Three things I did at UConn that helped me get my Blackboard summer internship

During summer 2021, I worked at Blackboard, a leading EdTech company and the creators of HuskyCT. As an intern under the community and retention marketing team, I worked on a variety of interesting and impactful products, had conversations with everyone from a former intern to the Chief Marketing Officer, and even flew down to the Reston headquarters to attend our flagship user conference. You can read more at my LinkedIn blog – but let’s back up for a second. I wouldn’t have had the opportunity to do all this without three key experiences. This blog will be about the things I did at UConn to land this internship. Without any further ado, let’s jump right in!

1. Find your niche and dive right in.

During my sophomore year, on a whim, I decided to apply for the position of Social Coordinator for my dorm’s Hall Council. For those who are not familiar, each of the 18 residential areas on campus has a Hall Council that plans programming and events to engage the community. Through this role, I was able to make lasting friendships and connections that helped me eventually become a Resident Assistant (RA) the following semester. Although I had to leave my role as an RA due to the COVID-19 pandemic, I wished to still be involved in residential leadership and education. So, my senior year, I returned as the Vice President of the Residence Hall Association. This organization is the governing body of all 18 Hall Councils on campus and is the UConn chapter of the largest student-run organization in the world, the National Association of College and University Residence Halls (NACURH).

I personally think that my continuous dedication to residential advocacy and community engagement was what made my candidacy stand out to recruiters at Blackboard, which made me a perfect fit into community and retention marketing.

I want to emphasize that your involvement at UConn doesn’t have to just consist of just major-related organizations. My best advice would be to become an active member of one of those, but also remember to get involved in a club that explores your other interests and passions, whether it be crossword puzzles, gaming, or even skydiving. (We do have those clubs.) Employers like to see how you’re building competencies and transferable skills in many areas, and a certain interest or hobby can even lead to a more personal connection with a recruiter.

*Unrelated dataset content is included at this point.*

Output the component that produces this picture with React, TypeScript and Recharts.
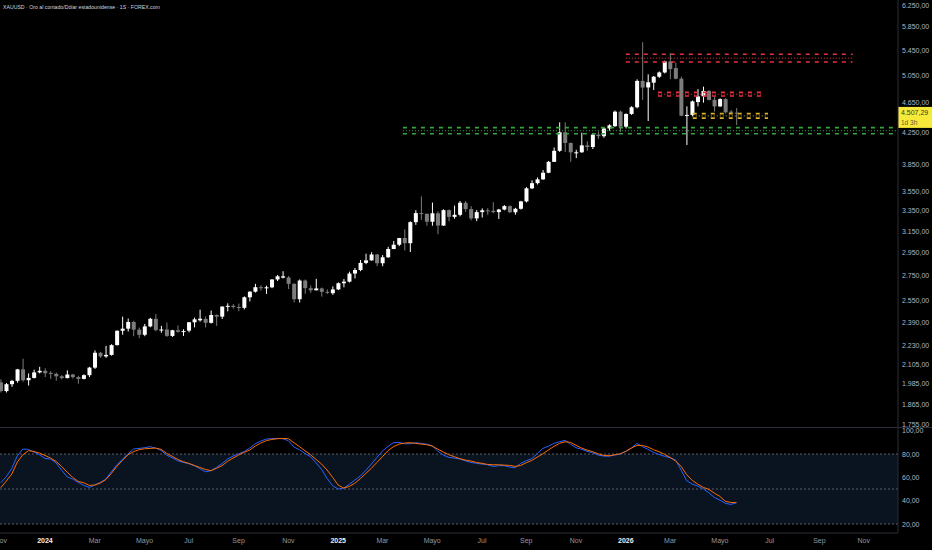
import React from "react";
import {
  ComposedChart, Bar, Line, XAxis, YAxis, ReferenceLine, ReferenceArea,
} from "recharts";

// weekly candles, week 0 = week of 1 Jan 2024 (first visible = 6 Nov 2023)
const FIRST_WEEK = -8;

const OPEN = [
  1992, 1940, 1981, 2001, 2072, 2005, 2019, 2053, 2063, 2050, 2044, 2029, 2018, 2040, 2024, 2013,
  2036, 2083, 2179, 2155, 2165, 2230, 2329, 2344, 2392, 2337, 2301, 2360, 2415, 2331, 2338, 2293,
  2333, 2322, 2330, 2390, 2404, 2414, 2386, 2443, 2431, 2506, 2512, 2503, 2497, 2578, 2622, 2658,
  2653, 2657, 2721, 2736, 2737, 2685, 2563, 2712, 2650, 2633, 2648, 2621, 2610, 2640, 2690, 2703,
  2770, 2800, 2861, 2883, 2935, 2858, 2910, 2984, 3023, 3085, 3037, 3237, 3327, 3319, 3241, 3325,
  3204, 3357, 3289, 3310, 3433, 3368, 3274, 3337, 3355, 3350, 3337, 3363, 3398, 3335, 3371, 3447,
  3586, 3643, 3685, 3760, 3886, 4018, 4250, 4115, 3995, 4000, 4085, 4065, 4220, 4200, 4300, 4330,
  4524, 4323, 4493, 4585, 4966, 4869, 4940, 5030, 5095, 5268, 5163, 5000, 4469, 4480, 4658, 4740,
  4818, 4690, 4597, 4700, 4524, 4510,
];
const HIGH = [
  2010, 1988, 2007, 2075, 2140, 2047, 2070, 2088, 2079, 2062, 2052, 2036, 2066, 2044, 2032, 2041,
  2088, 2195, 2185, 2225, 2236, 2332, 2431, 2417, 2400, 2352, 2378, 2422, 2450, 2364, 2388, 2336,
  2368, 2340, 2392, 2424, 2483, 2432, 2477, 2448, 2509, 2531, 2525, 2529, 2585, 2625, 2685, 2673,
  2670, 2722, 2758, 2790, 2750, 2690, 2721, 2721, 2672, 2726, 2655, 2640, 2665, 2697, 2725, 2786,
  2817, 2886, 2942, 2955, 2940, 2930, 3004, 3057, 3086, 3167, 3245, 3357, 3500, 3325, 3435, 3345,
  3365, 3365, 3403, 3451, 3452, 3398, 3358, 3375, 3377, 3438, 3370, 3409, 3405, 3380, 3453, 3599,
  3674, 3707, 3791, 3897, 4059, 4380, 4381, 4120, 4030, 4245, 4135, 4225, 4260, 4310, 4355, 4540,
  4540, 4500, 4600, 4990, 5584, 5066, 5040, 5110, 5280, 5402, 5250, 5030, 4597, 4680, 4843, 4880,
  4830, 4738, 4710, 4715, 4545, 4575,
];
const LOW = [
  1932, 1932, 1965, 1990, 1996, 1973, 2016, 2047, 2024, 2013, 2002, 2010, 2016, 2015, 1984, 2010,
  2024, 2075, 2146, 2146, 2160, 2228, 2301, 2324, 2291, 2277, 2291, 2354, 2325, 2315, 2286, 2286,
  2316, 2293, 2318, 2353, 2394, 2353, 2381, 2364, 2414, 2470, 2491, 2471, 2485, 2546, 2615, 2630,
  2604, 2650, 2708, 2730, 2643, 2537, 2537, 2605, 2613, 2632, 2583, 2603, 2597, 2636, 2657, 2696,
  2730, 2790, 2850, 2880, 2832, 2832, 2906, 2982, 3010, 2971, 2957, 3210, 3260, 3202, 3202, 3121,
  3200, 3245, 3270, 3295, 3340, 3255, 3247, 3282, 3310, 3325, 3268, 3355, 3330, 3311, 3362, 3436,
  3578, 3628, 3680, 3755, 3885, 4005, 4004, 3886, 3930, 3995, 4020, 4040, 4165, 4180, 4270, 4320,
  4255, 4300, 4480, 4570, 4688, 4398, 4832, 5010, 5080, 4991, 4990, 4465, 4090, 4460, 4597, 4650,
  4680, 4524, 4590, 4500, 4500, 4345,
];
const CLOSE = [
  1940, 1981, 2001, 2072, 2005, 2019, 2053, 2063, 2048, 2044, 2029, 2018, 2040, 2024, 2013, 2036,
  2083, 2179, 2155, 2165, 2230, 2329, 2344, 2392, 2337, 2301, 2360, 2415, 2334, 2338, 2293, 2333,
  2322, 2327, 2390, 2411, 2416, 2386, 2443, 2431, 2506, 2512, 2503, 2497, 2578, 2622, 2658, 2653,
  2657, 2721, 2747, 2747, 2685, 2563, 2712, 2650, 2633, 2648, 2621, 2620, 2640, 2690, 2703, 2770,
  2800, 2861, 2883, 2935, 2858, 2910, 2984, 3023, 3085, 3037, 3237, 3327, 3319, 3241, 3325, 3204,
  3357, 3289, 3310, 3433, 3368, 3274, 3337, 3355, 3350, 3337, 3363, 3398, 3335, 3371, 3447, 3586,
  3643, 3685, 3760, 3886, 4018, 4250, 4115, 4000, 4000, 4085, 4065, 4220, 4200, 4300, 4340, 4524,
  4323, 4493, 4585, 4966, 4867, 4946, 5030, 5095, 5268, 5147, 4999, 4469, 4480, 4667, 4738, 4818,
  4688, 4597, 4700, 4515, 4510, 4507.29,
];

// Stoch RSI
const STOCH_K = [
  55.4, 60.5, 67.7, 78.5, 84.3, 84.0, 81.7, 79.4, 76.2, 75.7, 72.5, 66.2, 60.5, 58.5, 55.7, 53.1,
  51.4, 53.4, 55.7, 58.5, 64.8, 70.8, 75.4, 80.0, 84.3, 84.8, 85.4, 86.3, 85.1, 83.1, 79.1, 76.8,
  74.2, 72.8, 71.7, 70.0, 67.4, 64.8, 65.7, 68.5, 71.7, 75.7, 78.2, 80.2, 82.0, 85.1, 88.8, 91.1,
  92.8, 93.1, 93.4, 93.1, 91.4, 86.0, 83.7, 80.5, 77.7, 72.5, 66.8, 59.1, 52.8, 50.0, 50.8, 54.0,
  57.7, 61.1, 66.0, 71.4, 77.1, 82.5, 86.5, 89.7, 90.0, 88.8, 88.8, 89.7, 89.1, 88.5, 87.1, 82.5,
  79.1, 77.1, 76.5, 75.7, 74.2, 72.8, 72.0, 71.4, 70.8, 69.4, 70.0, 70.0, 68.8, 68.2, 72.0, 74.2,
  76.0, 80.5, 84.8, 86.8, 89.1, 90.5, 91.7, 88.5, 85.4, 84.0, 82.3, 81.1, 79.1, 78.2, 78.2, 79.1,
  80.0, 82.3, 85.1, 89.1, 86.3, 84.0, 81.4, 79.7, 78.0, 76.8, 74.8, 66.2, 57.1, 54.2, 52.5, 50.2,
  46.8, 42.8, 40.5, 37.7, 36.8, 38.3,
];
const STOCH_D = [
  51.1, 56.8, 62.8, 73.1, 79.4, 82.8, 82.2, 80.8, 78.8, 76.5, 73.7, 69.4, 64.5, 60.0, 56.5, 55.4,
  53.1, 53.4, 55.1, 58.0, 63.4, 69.4, 74.5, 79.4, 82.0, 83.7, 84.5, 84.8, 85.1, 84.0, 80.5, 78.0,
  75.4, 73.4, 72.0, 70.2, 68.5, 66.8, 65.7, 67.7, 70.0, 73.7, 76.5, 79.1, 81.4, 83.4, 86.8, 89.4,
  91.4, 92.5, 93.1, 93.4, 93.1, 89.7, 86.3, 82.8, 79.4, 75.4, 71.4, 66.3, 60.0, 53.4, 50.8, 52.2,
  54.9, 58.8, 63.4, 67.7, 72.8, 77.7, 82.8, 86.3, 88.5, 89.4, 89.7, 89.1, 88.5, 88.0, 86.8, 84.2,
  81.7, 79.4, 77.7, 76.0, 74.8, 74.0, 72.8, 72.0, 71.1, 70.8, 70.8, 70.5, 70.2, 69.4, 70.2, 72.5,
  74.5, 77.4, 80.2, 83.4, 86.5, 89.1, 90.5, 90.0, 87.4, 85.1, 83.4, 82.0, 80.2, 78.8, 78.5, 79.4,
  80.2, 82.3, 85.1, 87.4, 87.4, 86.0, 83.7, 82.0, 79.7, 77.1, 74.0, 69.4, 62.3, 57.4, 54.2, 51.4,
  49.7, 46.5, 43.7, 39.4, 38.5, 38.3,
];

const PRICE_TICKS = [1755, 1865, 1985, 2105, 2230, 2390, 2550, 2750, 2950, 3150, 3350, 3550, 3850, 4250, 4650, 5050, 5450, 5850, 6250];
const STOCH_TICKS = [20, 40, 60, 80, 100];
const TIME_TICKS = [-8, 0, 9, 18, 26, 35, 44, 53, 61, 70, 79, 87, 96, 105, 113, 122, 131, 140, 148];
const TIME_LABELS = ["Nov", "2024", "Mar", "Mayo", "Jul", "Sep", "Nov", "2025", "Mar", "Mayo", "Jul", "Sep", "Nov", "2026", "Mar", "Mayo", "Jul", "Sep", "Nov"];

const LAST_PRICE = 4507.29;
const X_DOMAIN = [-8.13, 154.2];

// drawn zones: week range + upper / middle / lower price
const ZONES = [
  { from: 105, to: 146, prices: [5384, 5320, 5258], color: "#e8323f" },
  { from: 110.8, to: 129.8, prices: [4796, 4770, 4744], color: "#e8323f" },
  { from: 117.1, to: 130.7, prices: [4497, 4466, 4436], color: "#d8b02a" },
  { from: 64.7, to: 154.2, prices: [4310, 4270, 4231], color: "#37a540" },
];

const data = OPEN.map((o, i) => ({
  w: FIRST_WEEK + i,
  open: o,
  high: HIGH[i],
  low: LOW[i],
  close: CLOSE[i],
  k: STOCH_K[i],
  d: STOCH_D[i],
}));

const fmt = (v: number) => {
  const [i, d] = v.toFixed(2).split(".");
  return i.replace(/\B(?=(\d{3})+(?!\d))/g, ".") + "," + d;
};

const FONT = "'Liberation Sans', Arial, sans-serif";
const GRID = "#2a2e39";

function Candle(props: any) {
  const { x, y, width, height, payload } = props;
  if (!payload || !Number.isFinite(y) || !Number.isFinite(height)) return null;
  const { open, close, high, low } = payload;
  const lh = Math.log(high);
  const span = lh - Math.log(low) || 1;
  const toY = (v: number) => y + ((lh - Math.log(v)) / span) * height;
  const cx = x + width / 2;
  const up = close >= open;
  const color = up ? "#ffffff" : "#7c7c7c";
  const top = toY(Math.max(open, close));
  const bot = toY(Math.min(open, close));
  return (
    <g>
      <line x1={cx} x2={cx} y1={y} y2={y + height} stroke={color} strokeWidth={1} />
      <rect x={cx - 2} y={top} width={4} height={Math.max(1, bot - top)} fill={color} />
    </g>
  );
}

function PriceTag(props: any) {
  const vb = props.viewBox;
  if (!vb) return null;
  const x = vb.x + vb.width;
  const y = vb.y;
  return (
    <g>
      <rect x={x} y={y - 6} width={34} height={21} fill="#f7e93a" />
      <text x={x + 3} y={y + 2.5} fontSize={7} fontFamily={FONT} fill="#3a3a22">{fmt(LAST_PRICE)}</text>
      <text x={x + 3} y={y + 12} fontSize={6.5} fontFamily={FONT} fill="#5a5a30">1d 3h</text>
    </g>
  );
}

function TimeTick(props: any) {
  const { x, y, payload } = props;
  const label = TIME_LABELS[TIME_TICKS.indexOf(payload.value)];
  const isYear = /^\d{4}$/.test(label);
  return (
    <text x={x} y={y + 10} textAnchor="middle" fontSize={7} fontFamily={FONT}
      fill={isYear ? "#f0f0f0" : "#9598a1"} fontWeight={isYear ? 700 : 400}>
      {label}
    </text>
  );
}

export default function App() {
  return (
    <div style={{ position: "relative", width: 932, height: 550, background: "#000", overflow: "hidden", fontFamily: FONT }}>
      <style>{"body{margin:0;background:#000}"}</style>
      <div style={{ position: "absolute", left: 3, top: 4, fontSize: 5.2, color: "#d1d4dc", zIndex: 2, whiteSpace: "nowrap" }}>
        XAUUSD · Oro al contado/Dólar estadounidense · 1S · FOREX.com
      </div>

      <ComposedChart width={932} height={427} data={data} margin={{ top: 0, right: 0, left: 0, bottom: 0 }}>
        <XAxis dataKey="w" type="number" domain={X_DOMAIN} allowDataOverflow hide />
        <YAxis orientation="right" width={34} scale="log" domain={[1740, 6346]} allowDataOverflow
          ticks={PRICE_TICKS} interval={0} tickFormatter={fmt} tickSize={0} tickMargin={4}
          axisLine={{ stroke: GRID }} tickLine={false}
          tick={{ fontSize: 7, fill: "#b2b5be", fontFamily: FONT }} />
        {ZONES.map((z, i) => (
          <React.Fragment key={i}>
            <ReferenceLine segment={[{ x: z.from, y: z.prices[0] }, { x: z.to, y: z.prices[0] }]}
              stroke={z.color} strokeWidth={1.6} strokeDasharray="4 5" ifOverflow="visible" />
            <ReferenceLine segment={[{ x: z.from, y: z.prices[1] }, { x: z.to, y: z.prices[1] }]}
              stroke={z.color} strokeDasharray="1 2" ifOverflow="visible" />
            <ReferenceLine segment={[{ x: z.from, y: z.prices[2] }, { x: z.to, y: z.prices[2] }]}
              stroke={z.color} strokeWidth={1.6} strokeDasharray="4 5" ifOverflow="visible" />
          </React.Fragment>
        ))}
        <Bar dataKey={(d: any) => [d.low, d.high]} barSize={4} shape={Candle} isAnimationActive={false} />
        <ReferenceLine y={LAST_PRICE} stroke="transparent" label={<PriceTag />} />
      </ComposedChart>

      <div style={{ height: 1, background: GRID }} />

      <ComposedChart width={932} height={122} data={data} margin={{ top: 0, right: 0, left: 0, bottom: 0 }}>
        <XAxis dataKey="w" type="number" domain={X_DOMAIN} allowDataOverflow ticks={TIME_TICKS}
          interval={0} height={17} tickSize={0} tickMargin={0} tick={<TimeTick />}
          axisLine={{ stroke: GRID }} tickLine={false} />
        <YAxis orientation="right" width={34} domain={[12.3, 102.3]} allowDataOverflow
          ticks={STOCH_TICKS} interval={0} tickFormatter={fmt} tickSize={0} tickMargin={4}
          axisLine={{ stroke: GRID }} tickLine={false}
          tick={{ fontSize: 7, fill: "#b2b5be", fontFamily: FONT }} />
        <ReferenceArea y1={20} y2={80} fill="#0a1420" fillOpacity={1} stroke="none" />
        <ReferenceLine y={80} stroke="#5d606b" strokeDasharray="2 2" />
        <ReferenceLine y={50} stroke="#5d606b" strokeDasharray="2 2" />
        <ReferenceLine y={20} stroke="#5d606b" strokeDasharray="2 2" />
        <Line dataKey="k" stroke="#2962ff" strokeWidth={1} dot={false} isAnimationActive={false} />
        <Line dataKey="d" stroke="#ff6d00" strokeWidth={1} dot={false} isAnimationActive={false} />
      </ComposedChart>
    </div>
  );
}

2. Revise your resume. Then polish it. Then make it sparkle.

Your resume is never done. Repeat after me: your resume is never done. Yes, even after you get your resume critiqued at the Center for Career Development and they say it looks good. (Our services are great, it’s just good to get as many opinions as you can.)

My dedication to continuously revising this document to make it as polished as possible was a key factor in getting my foot in the door at Blackboard. I did not have any internal connections to advocate on my behalf, so this one-pager was the only representation of my abilities that the company had before they decided to reach out to me.

One of the best tips I’ve received was to have multiple versions of your resume that are tailored to different roles you are applying for. Another tip I can give is to make Google your best friend. If the action verb you are using sounds too plain, search for synonyms. I recommend finding a list of powerful resume words. Finally, your bullet points should not describe things you did. They should describe things you accomplished. It’s important to highlight the results of your hard work and how it was valuable to that organization.

3. Find the hidden gems and opportunities that people typically overlook.

Read UConn Daily Digest. Read your department’s weekly newsletter. Take a closer look at that sign that you pass by every day. If your professor or TA casually mentions their friend that works at X company, strike up a conversation with them after class.

UConn is a large state school and Research I (RI) university. There are hundreds of professors who wish students would stop by their office hours more often. There are also hundreds of seats open at free lectures, seminars, and workshops that are offered by world-renowned educators every day.

When I took the time to explore these frequently overlooked activities, I got to have one-on-one chats with people who gave me great insights. I also got to put some pretty unique experiences on my resume that I used as talking points during interviews. So, look a bit closer! You never know if attending one information session will turn into a long-term opportunity for growth.